A separate study was conducted that reviewed data from the National Health and Nutrition Survey (NHANES) conducted between the years 2005-2008. Subjects included 1,200 people with diabetes. They filled out a survey and had a retinal examination. This study concluded that high hemoglobin A1c values are correlated with severe diabetic retinopathy. For each increased percentage value of A1c the research found that there is a 25 percent greater risk of having severe diabetic retinopathy compared to those with lower hemoglobin A1c values.(13)

Researchers also noted that 70 percent of people with diabetes retinopathy were not aware that diabetes affected their eyes. They also concluded that the amount of time a person has had diabetes is strongly correlated with diabetes retinopathy.(13)
Pregnancy also increases the risk for diabetic retinopathy and can cause progression if the woman already has it. With treatment the changes may be reversed after giving birth.(14) 

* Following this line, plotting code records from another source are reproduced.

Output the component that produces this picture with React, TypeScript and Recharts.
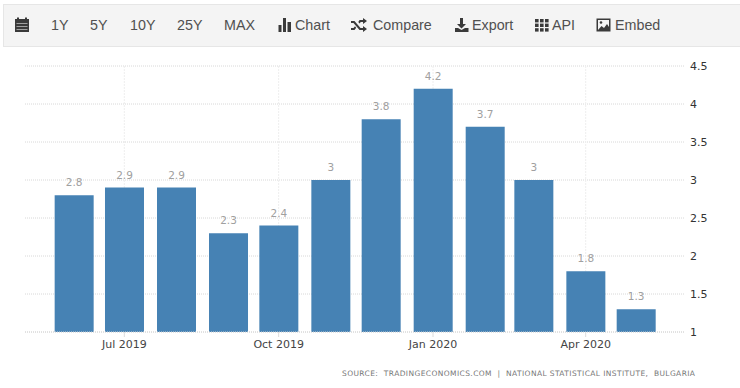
import { Bar, BarChart, CartesianGrid, LabelList, XAxis, YAxis } from "recharts";

const MONTHS = [
  "2019-06-01",
  "2019-07-01",
  "2019-08-01",
  "2019-09-01",
  "2019-10-01",
  "2019-11-01",
  "2019-12-01",
  "2020-01-01",
  "2020-02-01",
  "2020-03-01",
  "2020-04-01",
  "2020-05-01",
];
const VALUES = [2.8, 2.9, 2.9, 2.3, 2.4, 3, 3.8, 4.2, 3.7, 3, 1.8, 1.3];
const X_TICKS = ["2019-07-01", "2019-10-01", "2020-01-01", "2020-04-01"];
const X_TICK_LABELS = ["Jul 2019", "Oct 2019", "Jan 2020", "Apr 2020"];
const Y_TICKS = [1, 1.5, 2, 2.5, 3, 3.5, 4, 4.5];
const RANGES = ["1Y", "5Y", "10Y", "25Y", "MAX"];
const RANGE_LEFTS = [51, 90, 130, 177, 224];
const SOURCE = "SOURCE:  TRADINGECONOMICS.COM  |  NATIONAL STATISTICAL INSTITUTE,  BULGARIA";

const DAY = 86400000;
const toTime = (d: string) => new Date(d + "T00:00:00Z").getTime();
const chartData = MONTHS.map((m, i) => ({ time: toTime(m), value: VALUES[i] }));
const xTicks = X_TICKS.map(toTime);
const xDomain = [toTime(MONTHS[0]) - 29.2 * DAY, toTime(MONTHS[MONTHS.length - 1]) + 29.2 * DAY];

const BLUE = "#4682b4";
const ICON = "#3a3a3a";

function ToolbarItem({ left, children }: { left: number; children: React.ReactNode }) {
  return <span style={{ position: "absolute", left, top: 17 }}>{children}</span>;
}

function Icon({ left, children }: { left: number; children: React.ReactNode }) {
  return (
    <svg
      width={16}
      height={16}
      viewBox="0 0 16 16"
      style={{ position: "absolute", left, top: 17 }}
      fill={ICON}
    >
      {children}
    </svg>
  );
}

function Toolbar() {
  return (
    <div
      style={{
        position: "absolute",
        left: 3,
        top: 4,
        width: 737,
        height: 43,
        boxSizing: "border-box",
        background: "#f4f4f4",
        borderTop: "1px solid #e6e6e6",
        borderBottom: "1px solid #e6e6e6",
        borderLeft: "1px solid #e6e6e6",
        color: "#505050",
        fontFamily: "'Liberation Sans', Arial, sans-serif",
        fontSize: 14.3,
        lineHeight: "17px",
      }}
    >
      <div style={{ position: "absolute", left: -4, top: -5, width: 740, height: 46 }}>
        <Icon left={14}>
          <rect x="1" y="2" width="14" height="13" />
          <rect x="3" y="0.5" width="2" height="3" />
          <rect x="11" y="0.5" width="2" height="3" />
          <rect x="2.5" y="6" width="11" height="0.8" fill="#bbb" />
          <rect x="2.5" y="9" width="11" height="0.8" fill="#bbb" />
          <rect x="2.5" y="12" width="11" height="0.8" fill="#bbb" />
        </Icon>
        {RANGES.map((r, i) => (
          <ToolbarItem key={r} left={RANGE_LEFTS[i]}>
            {r}
          </ToolbarItem>
        ))}
        <Icon left={278}>
          <rect x="0.5" y="8" width="3" height="7" />
          <rect x="5" y="1" width="3" height="14" />
          <rect x="9.5" y="5" width="3.5" height="10" />
        </Icon>
        <ToolbarItem left={295}>Chart</ToolbarItem>
        <Icon left={351}>
          <path d="M0 4h3.5l6 7H12V9l4 3-4 3v-2H8.5l-6-7H0zM12 1l4 3-4 3V5H9.8L8.5 6.5 7.3 5 8.6 3H12zM0 11h2.5L4 9.3l1.2 1.5L3.5 13H0z" />
        </Icon>
        <ToolbarItem left={373}>Compare</ToolbarItem>
        <Icon left={454}>
          <path d="M6 1h3v6h3l-4.5 4.5L3 7h3zM1 11h3l3.5 2L11 11h3.5v4H1z" />
        </Icon>
        <ToolbarItem left={472}>Export</ToolbarItem>
        <Icon left={534}>
          <rect x="1" y="2" width="3.6" height="3.4" />
          <rect x="6" y="2" width="3.6" height="3.4" />
          <rect x="11" y="2" width="3.6" height="3.4" />
          <rect x="1" y="6.6" width="3.6" height="3.4" />
          <rect x="6" y="6.6" width="3.6" height="3.4" />
          <rect x="11" y="6.6" width="3.6" height="3.4" />
          <rect x="1" y="11.2" width="3.6" height="3.4" />
          <rect x="6" y="11.2" width="3.6" height="3.4" />
          <rect x="11" y="11.2" width="3.6" height="3.4" />
        </Icon>
        <ToolbarItem left={552}>API</ToolbarItem>
        <Icon left={596}>
          <rect x="0.5" y="1.5" width="14" height="13" />
          <rect x="2" y="3" width="11" height="10" fill="#f4f4f4" />
          <path d="M2 13l3.5-4 2.5 2 3-4 2 3v3z" />
          <circle cx="5" cy="5.5" r="1.3" />
        </Icon>
        <ToolbarItem left={615}>Embed</ToolbarItem>
      </div>
    </div>
  );
}

export default function App() {
  return (
    <div style={{ position: "absolute", left: 0, top: 0, width: 740, height: 388, background: "#fff", overflow: "hidden" }}>
      <Toolbar />
      <BarChart
        width={740}
        height={388}
        data={chartData}
        margin={{ top: 66, right: 0, left: 25, bottom: 26 }}
        style={{ position: "absolute", left: 0, top: 0 }}
      >
        <CartesianGrid vertical={false} stroke="#d8d8d8" strokeDasharray="1 1" />
        <CartesianGrid horizontal={false} stroke="#eeeeee" strokeDasharray="2 1" syncWithTicks />
        <XAxis
          dataKey="time"
          type="number"
          scale="time"
          domain={xDomain}
          ticks={xTicks}
          height={30}
          tickFormatter={(t: number) => X_TICK_LABELS[xTicks.indexOf(t)]}
          tick={{ fontSize: 11, fill: "#444", fontFamily: "'DejaVu Sans', sans-serif" }}
          tickLine={{ stroke: "#dcdcdc" }}
          tickSize={5}
          tickMargin={3}
          axisLine={{ stroke: "#d8d8d8", strokeDasharray: "1 1" }}
          interval={0}
        />
        <YAxis
          orientation="right"
          type="number"
          domain={[1, 4.5]}
          ticks={Y_TICKS}
          width={55}
          tick={{ fontSize: 11, fill: "#333", fontFamily: "'DejaVu Sans', sans-serif", textAnchor: "start" }}
          tickLine={false}
          axisLine={false}
          tickMargin={-1}
          interval={0}
        />
        <Bar dataKey="value" fill={BLUE} barSize={39} isAnimationActive={false}>
          <LabelList
            dataKey="value"
            position="top"
            offset={9}
            style={{ fontSize: 10.5, fill: "#a0a0a0", fontFamily: "'DejaVu Sans', sans-serif" }}
          />
        </Bar>
      </BarChart>
      <div
        style={{
          position: "absolute",
          left: 342,
          top: 369,
          fontSize: 7.5,
          color: "#777",
          fontFamily: "'DejaVu Sans', sans-serif",
          whiteSpace: "pre",
          letterSpacing: 0.4,
        }}
      >
        {SOURCE}
      </div>
    </div>
  );
}
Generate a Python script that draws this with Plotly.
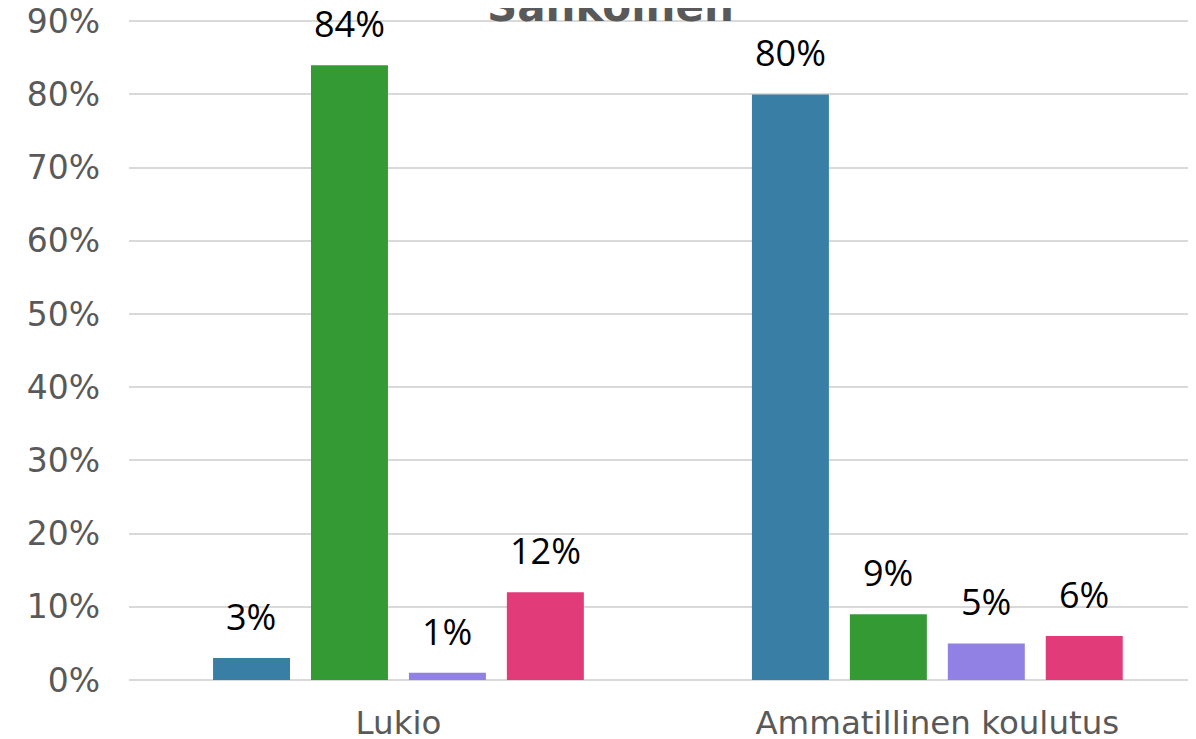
import plotly.graph_objects as go

categories = ["Lukio", "Ammatillinen koulutus"]
series_names = ["Ammatillinen koulutus", "Lukio", "Kaksoistutkinto", "Muu"]
values = [
    [0.03, 0.80],
    [0.84, 0.09],
    [0.01, 0.05],
    [0.12, 0.06],
]
colors = ["#387ea5", "#349a34", "#9181e4", "#e13b7a"]
y_ticks = [0, 0.1, 0.2, 0.3, 0.4, 0.5, 0.6, 0.7, 0.8, 0.9]
title_text = "Sähköinen"

# the page body has an 8px margin; compensate so the plot lands where the reference has it
BODY = 8
W, H = 1196 - BODY, 739 - BODY
ML, MR, MT, MB = 129 - BODY, 0, 18 - BODY, 59

fig = go.Figure()
for name, vals, col in zip(series_names, values, colors):
    fig.add_trace(go.Bar(
        x=categories, y=vals, name=name,
        marker=dict(color=col, line=dict(width=0)),
        hoverinfo="skip",
    ))

# data labels above bars
slot_px = 98
annotations = []
for i, vals in enumerate(values):
    for c, v in zip(categories, vals):
        annotations.append(dict(
            x=c, y=v, xref="x", yref="y",
            text=f"{round(v*100)}%", showarrow=False,
            xanchor="center", yanchor="bottom",
            xshift=(i - 1.5) * slot_px, yshift=15,
            font=dict(family="Open Sans", size=36, color="#000000"),
        ))

plot_w = W - ML - MR
plot_h = H - MB - MT
annotations.append(dict(
    x=(610 - 129) / plot_w, y=(680 - 7) / plot_h,
    xref="paper", yref="paper", text=f"<b>{title_text}</b>", showarrow=False,
    xanchor="center", yanchor="middle",
    font=dict(family="DejaVu Sans", size=42, color="#595959"),
))

fig.update_layout(
    width=W, height=H,
    margin=dict(l=ML, r=MR, t=MT, b=MB, pad=0, autoexpand=False),
    paper_bgcolor="white", plot_bgcolor="white",
    barmode="group", bargap=0.273, bargroupgap=0.214,
    showlegend=False,
    annotations=annotations,
    font=dict(family="DejaVu Sans", color="#595959"),
)
fig.update_xaxes(
    range=[-0.5, 1.48], showgrid=False, showline=False, zeroline=False,
    tickfont=dict(family="DejaVu Sans", size=32.5, color="#595959"),
    ticks="", ticklabelstandoff=20, automargin=False,
)
fig.update_yaxes(
    range=[0, 0.9045], tickvals=y_ticks, tickformat=".0%",
    showgrid=True, gridcolor="#d9d9d9", gridwidth=2,
    zeroline=True, zerolinecolor="#d9d9d9", zerolinewidth=2,
    tickfont=dict(family="DejaVu Sans", size=33, color="#595959"),
    ticks="", ticklabelstandoff=28, ticklabeloverflow="allow", automargin=False,
)

fig.write_html("out.html")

Question 7:  When and how often should a person with diabetes get screened for diabetes retinopathy?
According to the standards of care for diabetes (2013), it is recommended for people with type 1 diabetes older than 10 years of age have an initial dilated and comprehensive eye examination within the first 5 years of diagnosis by an ophthalmologist or optometrist who is experienced in diagnosing the presence of diabetic retinopathy and knows how to manage the condition. People with type 2 diabetes should have the same type of examination within a short period of time after diagnosis. These exams are usually repeated at least every year. Women with diabetes planning a pregnancy should have a comprehensive eye examination and have counseling about the risks associated with progression or development of this condition. In the first trimester of pregnancy an eye examination should take place with close follow up during pregnancy and one year after.(15) View the American Diabetes Association presentation for more information on screening.

Question 8: To help prevent diabetes retinopathy, what should I discuss with my physician? 
•    Ask your physician if it is appropriate for you to keep your hemoglobin A1c levels between 6-7 percent.(16) 
•    Discuss what your blood pressure and blood lipid level goals are healthy for you to help prevent retinopathy.(17)
•    Make sure you discuss the optimal eye exam schedule for you with a retinal specialist. Make your appointments and keep them.(17)  

Question 9: What is the treatment for diabetic retinopathy and macular edema?
According to the American Society of Retina Specialists, there are many treatments available for diabetic retinopathy. These include laser treatments and injections of medications into the eye. Procedures are available to help prevent, treat and possibly reverse damage from diabetic retinopathy.(18) For more information on possible treatments visit the American Society of Retina Specialists
Laser surgery may also benefit people diagnosed with macular edema. One significant study found that this surgery reduces the incidence of moderate vision loss over a 3 year period from 30 percent to 15 percent.(19)  

This completes our three part series on vision and diabetes. As you can see, people with diabetes are at a great risk for vision loss and potential blindness.  Make sure you discuss potential problems with your health care team. Your healthy vision depends on it!